▸ Collected material:
□ □ □ □
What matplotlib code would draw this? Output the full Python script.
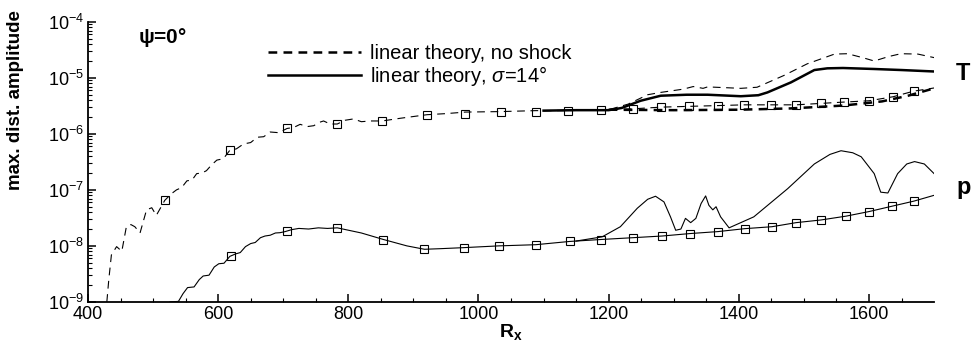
import numpy as np
import matplotlib
matplotlib.use("Agg")
from matplotlib import pyplot as plt

plt.rcParams['font.family'] = ['Liberation Sans', 'DejaVu Sans']
plt.rcParams['mathtext.fontset'] = 'custom'
plt.rcParams['mathtext.rm'] = 'Liberation Sans'
plt.rcParams['mathtext.bf'] = 'Liberation Sans:bold'
plt.rcParams['mathtext.it'] = 'Liberation Sans:italic'

# T amplitude, simulation without shock (thin dashed, squares)
T_ns_x = [429, 432, 436, 444, 452, 459, 466, 472, 480, 490, 498, 505, 518, 528, 536,
          544, 552, 560, 567, 575, 582, 590, 598, 608, 618, 628, 639, 650, 660, 670,
          680, 693, 706, 716, 726, 737, 747, 755, 762, 772, 783, 795, 808, 820, 834,
          852, 880, 921, 950, 980, 1034, 1088, 1138, 1188, 1237, 1280, 1323, 1368,
          1408, 1449, 1488, 1526, 1562, 1600, 1637, 1669, 1700]
T_ns_y = [1.0e-9, 2.5e-9, 6.9e-9, 9.7e-9, 8.0e-9, 2.2e-8, 2.4e-8, 2.2e-8, 1.7e-8, 4.4e-8,
          4.8e-8, 3.5e-8, 6.5e-8, 8.5e-8, 1.0e-7, 1.1e-7, 1.45e-7, 1.5e-7, 1.95e-7,
          2.0e-7, 2.2e-7, 2.8e-7, 3.4e-7, 3.6e-7, 5.1e-7, 5.4e-7, 6.6e-7, 7.0e-7,
          8.7e-7, 8.9e-7, 1.08e-6, 1.05e-6, 1.25e-6, 1.3e-6, 1.48e-6, 1.35e-6, 1.4e-6,
          1.6e-6, 1.7e-6, 1.5e-6, 1.5e-6, 1.75e-6, 1.85e-6, 1.65e-6, 1.7e-6, 1.7e-6,
          1.9e-6, 2.2e-6, 2.3e-6, 2.45e-6, 2.5e-6, 2.6e-6, 2.6e-6, 2.7e-6, 2.8e-6,
          3.0e-6, 3.1e-6, 3.2e-6, 3.3e-6, 3.3e-6, 3.3e-6, 3.5e-6, 3.7e-6, 3.9e-6,
          4.6e-6, 5.8e-6, 6.6e-6]
T_sym_x = [518, 618, 706, 783, 852, 921, 980, 1034, 1088, 1138, 1188, 1237, 1280, 1323,
           1368, 1408, 1449, 1488, 1526, 1562, 1600, 1637, 1669]
T_sym_y = [6.5e-8, 5.1e-7, 1.25e-6, 1.5e-6, 1.7e-6, 2.2e-6, 2.3e-6, 2.45e-6, 2.5e-6,
           2.6e-6, 2.7e-6, 2.8e-6, 3.0e-6, 3.1e-6, 3.2e-6, 3.3e-6, 3.3e-6, 3.3e-6,
           3.5e-6, 3.7e-6, 3.9e-6, 4.6e-6, 5.8e-6]

# T amplitude, simulation with shock (thin dashed)
T_sh_x = [1100, 1200, 1230, 1260, 1280, 1315, 1330, 1345, 1352, 1403, 1428, 1469, 1505,
          1547, 1567, 1590, 1608, 1630, 1649, 1675, 1700]
T_sh_y = [2.6e-6, 2.7e-6, 3.4e-6, 5.0e-6, 5.5e-6, 6.3e-6, 7.0e-6, 6.5e-6, 6.9e-6, 6.5e-6,
          6.8e-6, 1.1e-5, 1.78e-5, 2.66e-5, 2.7e-5, 2.3e-5, 2.0e-5, 2.4e-5, 2.7e-5,
          2.66e-5, 2.3e-5]

# linear theory
lin_ns_x = [1200, 1300, 1400, 1480, 1560, 1620, 1660, 1700]
lin_ns_y = [2.7e-6, 2.65e-6, 2.7e-6, 2.85e-6, 3.2e-6, 3.8e-6, 4.8e-6, 6.5e-6]
lin_sh_x = [1100, 1150, 1200, 1220, 1249, 1280, 1320, 1352, 1403, 1430, 1444, 1480,
            1516, 1536, 1560, 1608, 1650, 1700]
lin_sh_y = [2.6e-6, 2.65e-6, 2.65e-6, 2.9e-6, 3.9e-6, 4.8e-6, 5.0e-6, 5.0e-6, 4.7e-6,
            4.9e-6, 5.5e-6, 8.3e-6, 1.38e-5, 1.48e-5, 1.5e-5, 1.44e-5, 1.38e-5, 1.3e-5]

# p amplitude, without shock (thin solid, squares)
p_ns_x = [526, 539, 546, 553, 563, 571, 577, 586, 594, 601, 609, 618, 627, 634, 642, 650,
          657, 665, 672, 680, 688, 695, 703, 713, 724, 739, 754, 768, 783, 820, 854, 890,
          917, 940, 977, 1031, 1088, 1140, 1188, 1237, 1282, 1325, 1368, 1409, 1451,
          1488, 1526, 1565, 1600, 1635, 1669, 1700]
p_ns_y = [1.0e-9, 1.02e-9, 1.4e-9, 1.8e-9, 1.85e-9, 2.5e-9, 2.9e-9, 3.0e-9, 4.2e-9,
          4.8e-9, 4.9e-9, 6.5e-9, 7.2e-9, 7.6e-9, 9.7e-9, 1.1e-8, 1.15e-8, 1.4e-8, 1.5e-8,
          1.55e-8, 1.7e-8, 1.72e-8, 1.8e-8, 1.95e-8, 2.05e-8, 2.0e-8, 2.1e-8, 2.05e-8,
          2.1e-8, 1.7e-8, 1.3e-8, 1.0e-8, 8.7e-9, 8.9e-9, 9.3e-9, 1.0e-8, 1.05e-8,
          1.2e-8, 1.3e-8, 1.4e-8, 1.5e-8, 1.66e-8, 1.8e-8, 2.03e-8, 2.2e-8, 2.6e-8,
          2.9e-8, 3.4e-8, 4.1e-8, 5.1e-8, 6.3e-8, 8.0e-8]
p_sym_x = [620, 706, 783, 854, 917, 977, 1031, 1088, 1140, 1188, 1237, 1282, 1325, 1368,
           1409, 1451, 1488, 1526, 1565, 1600, 1635, 1669]
p_sym_y = [6.7e-9, 1.83e-8, 2.1e-8, 1.3e-8, 8.7e-9, 9.3e-9, 1.0e-8, 1.05e-8, 1.2e-8,
           1.3e-8, 1.4e-8, 1.5e-8, 1.66e-8, 1.8e-8, 2.03e-8, 2.2e-8, 2.6e-8, 2.9e-8,
           3.4e-8, 4.1e-8, 5.1e-8, 6.3e-8]

# p amplitude, with shock (thin solid)
p_sh_x = [1150, 1190, 1218, 1244, 1260, 1272, 1285, 1295, 1303, 1311, 1318, 1326, 1334,
          1342, 1349, 1354, 1360, 1365, 1372, 1385, 1423, 1475, 1516, 1540, 1557, 1575,
          1588, 1608, 1618, 1629, 1644, 1658, 1670, 1685, 1700]
p_sh_y = [1.22e-8, 1.45e-8, 2.2e-8, 4.7e-8, 6.8e-8, 7.7e-8, 6.1e-8, 3.3e-8, 1.9e-8,
          2.0e-8, 3.1e-8, 2.6e-8, 3.1e-8, 5.7e-8, 7.8e-8, 5.3e-8, 4.4e-8, 5.0e-8, 3.3e-8,
          2.1e-8, 3.3e-8, 1.05e-7, 2.9e-7, 4.3e-7, 5.0e-7, 4.6e-7, 3.9e-7, 1.95e-7,
          9.1e-8, 8.8e-8, 1.95e-7, 2.9e-7, 3.2e-7, 2.9e-7, 1.95e-7]

fig = plt.figure(figsize=(9.72, 3.47), dpi=100)
ax = fig.add_axes([0.0905, 0.13, 0.8705, 0.807])

thin = dict(color='black', lw=0.8)
ax.plot(T_ns_x, T_ns_y, ls=(0, (7, 5)), **thin)
ax.plot(T_sh_x, T_sh_y, ls=(0, (7, 5)), **thin)
ax.plot(p_ns_x, p_ns_y, ls='-', **thin)
ax.plot(p_sh_x, p_sh_y, ls='-', **thin)
ax.plot(T_sym_x, T_sym_y, ls='none', marker='s', ms=6, mfc='none', mec='black', mew=0.8)
ax.plot(p_sym_x, p_sym_y, ls='none', marker='s', ms=6, mfc='none', mec='black', mew=0.8)

l1, = ax.plot(lin_ns_x, lin_ns_y, color='black', lw=1.8, ls=(0, (3.5, 2.5)),
              label='linear theory, no shock')
l2, = ax.plot(lin_sh_x, lin_sh_y, color='black', lw=1.8, ls='-',
              label='linear theory, $\\sigma$=14$\\degree$')

ax.set_yscale('log')
ax.set_xlim(400, 1700)
ax.set_ylim(1e-9, 1e-4)
ax.set_xticks([400, 600, 800, 1000, 1200, 1400, 1600])
ax.set_xticks(np.arange(450, 1700, 50), minor=True)
ax.spines['top'].set_visible(False)
ax.spines['right'].set_visible(False)
ax.spines['left'].set_linewidth(1.3)
ax.spines['bottom'].set_linewidth(1.3)
ax.tick_params(which='major', direction='in', length=6, width=1.1, labelsize=13, pad=3)
ax.tick_params(which='minor', direction='in', length=3, width=0.8)

ax.set_xlabel('$\\mathbf{R_x}$', fontsize=14, labelpad=-1)
ax.set_ylabel('max. dist. amplitude', fontsize=13.5, fontweight='bold')
ax.yaxis.set_label_coords(-0.076, 0.72)

ax.legend(handles=[l1, l2], loc='upper left', bbox_to_anchor=(0.213, 0.92),
          frameon=False, fontsize=14.5, handlelength=4.6, handletextpad=0.45,
          borderpad=0, borderaxespad=0, labelspacing=0.05)

ax.text(0.059, 0.943, '$\\mathbf{\\psi}$=0°', transform=ax.transAxes, fontsize=15,
        fontweight='bold', va='center', ha='left')
ax.text(1745, 1.2e-5, 'T', fontsize=17, fontweight='bold', va='center', ha='center',
        clip_on=False)
ax.text(1745, 1.1e-7, 'p', fontsize=17, fontweight='bold', va='center', ha='center',
        clip_on=False)

fig.savefig('out.png', dpi=100)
□ □ □ □
Starting at the first line of the material, output exactly the lines up to and including the one with "plt.rcParams['mathtext.it'] = 'Liberation". Do not include the pictures.

What matplotlib code would draw this? Output the full Python script.
import numpy as np
import matplotlib
matplotlib.use("Agg")
from matplotlib import pyplot as plt

plt.rcParams['font.family'] = ['Liberation Sans', 'DejaVu Sans']
plt.rcParams['mathtext.fontset'] = 'custom'
plt.rcParams['mathtext.rm'] = 'Liberation Sans'
plt.rcParams['mathtext.bf'] = 'Liberation Sans:bold'
plt.rcParams['mathtext.it'] = 'Liberation Sans:italic'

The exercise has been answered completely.